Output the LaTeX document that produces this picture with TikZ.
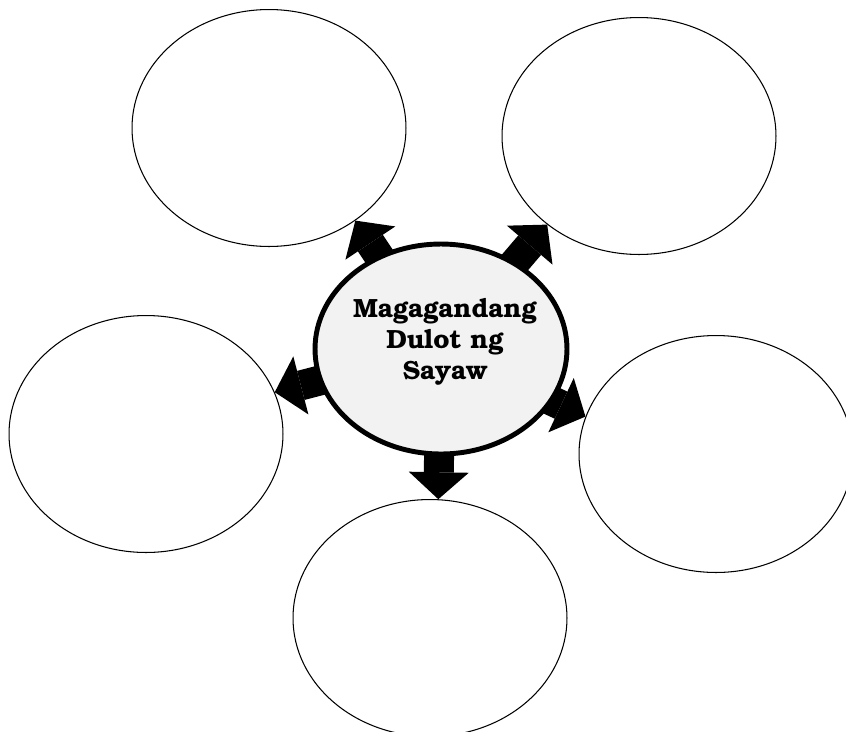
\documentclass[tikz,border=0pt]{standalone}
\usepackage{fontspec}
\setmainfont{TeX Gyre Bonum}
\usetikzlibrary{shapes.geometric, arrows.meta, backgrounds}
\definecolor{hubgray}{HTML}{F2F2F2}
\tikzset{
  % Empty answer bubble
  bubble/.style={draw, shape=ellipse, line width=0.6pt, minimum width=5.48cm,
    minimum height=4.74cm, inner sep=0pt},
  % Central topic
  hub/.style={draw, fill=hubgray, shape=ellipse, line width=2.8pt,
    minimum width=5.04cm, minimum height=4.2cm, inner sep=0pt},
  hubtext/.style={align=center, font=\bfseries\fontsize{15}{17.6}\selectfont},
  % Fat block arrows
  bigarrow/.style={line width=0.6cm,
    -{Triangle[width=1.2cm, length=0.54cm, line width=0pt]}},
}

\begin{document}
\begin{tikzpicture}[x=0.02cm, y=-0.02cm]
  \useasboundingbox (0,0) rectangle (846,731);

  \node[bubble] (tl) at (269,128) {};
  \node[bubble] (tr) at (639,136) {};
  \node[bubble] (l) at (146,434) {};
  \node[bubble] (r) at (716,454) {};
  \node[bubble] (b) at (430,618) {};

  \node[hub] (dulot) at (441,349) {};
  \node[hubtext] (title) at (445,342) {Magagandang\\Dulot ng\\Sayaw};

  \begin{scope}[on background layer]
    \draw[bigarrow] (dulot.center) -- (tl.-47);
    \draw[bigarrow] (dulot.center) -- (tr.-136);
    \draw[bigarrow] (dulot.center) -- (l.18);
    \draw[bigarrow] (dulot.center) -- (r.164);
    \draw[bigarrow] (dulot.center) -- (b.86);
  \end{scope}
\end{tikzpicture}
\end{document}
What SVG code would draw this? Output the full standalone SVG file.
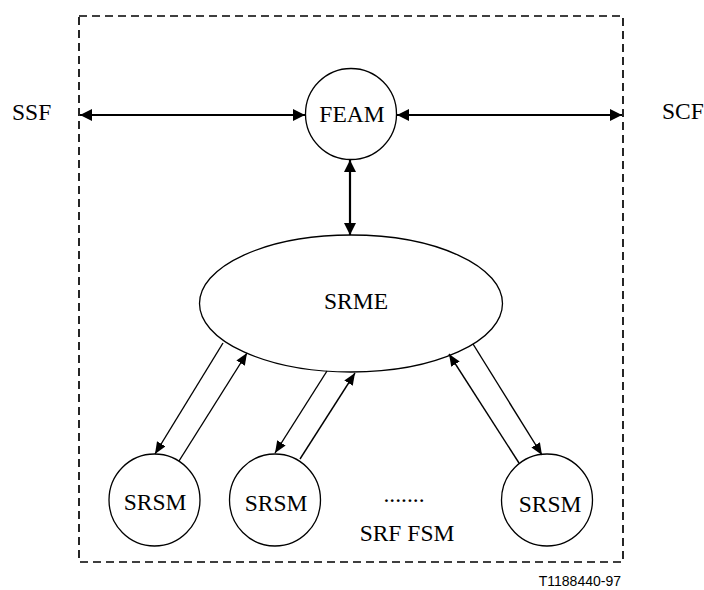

**TASK DETAILS**
Copy out the entries verbatim and leave the images out.

**SOLUTION TO THIS PROBLEM**
Output the LaTeX document that produces this picture with TikZ.
\documentclass[tikz,border=0pt]{standalone}
\usepackage{fontspec}
\setmainfont{TeX Gyre Bonum}
\usetikzlibrary{shapes.geometric, arrows.meta, backgrounds}
\definecolor{hubgray}{HTML}{F2F2F2}
\tikzset{
  % Empty answer bubble
  bubble/.style={draw, shape=ellipse, line width=0.6pt, minimum width=5.48cm,
    minimum height=4.74cm, inner sep=0pt},
  % Central topic
  hub/.style={draw, fill=hubgray, shape=ellipse, line width=2.8pt,
    minimum width=5.04cm, minimum height=4.2cm, inner sep=0pt},
  hubtext/.style={align=center, font=\bfseries\fontsize{15}{17.6}\selectfont},
  % Fat block arrows
  bigarrow/.style={line width=0.6cm,
    -{Triangle[width=1.2cm, length=0.54cm, line width=0pt]}},
}

\begin{document}
\begin{tikzpicture}[x=0.02cm, y=-0.02cm]
  \useasboundingbox (0,0) rectangle (846,731);

  \node[bubble] (tl) at (269,128) {};
  \node[bubble] (tr) at (639,136) {};
  \node[bubble] (l) at (146,434) {};
  \node[bubble] (r) at (716,454) {};
  \node[bubble] (b) at (430,618) {};

  \node[hub] (dulot) at (441,349) {};
  \node[hubtext] (title) at (445,342) {Magagandang\\Dulot ng\\Sayaw};

  \begin{scope}[on background layer]
    \draw[bigarrow] (dulot.center) -- (tl.-47);
    \draw[bigarrow] (dulot.center) -- (tr.-136);
    \draw[bigarrow] (dulot.center) -- (l.18);
    \draw[bigarrow] (dulot.center) -- (r.164);
    \draw[bigarrow] (dulot.center) -- (b.86);
  \end{scope}
\end{tikzpicture}
\end{document}
What SVG code would draw this? Output the full standalone SVG file.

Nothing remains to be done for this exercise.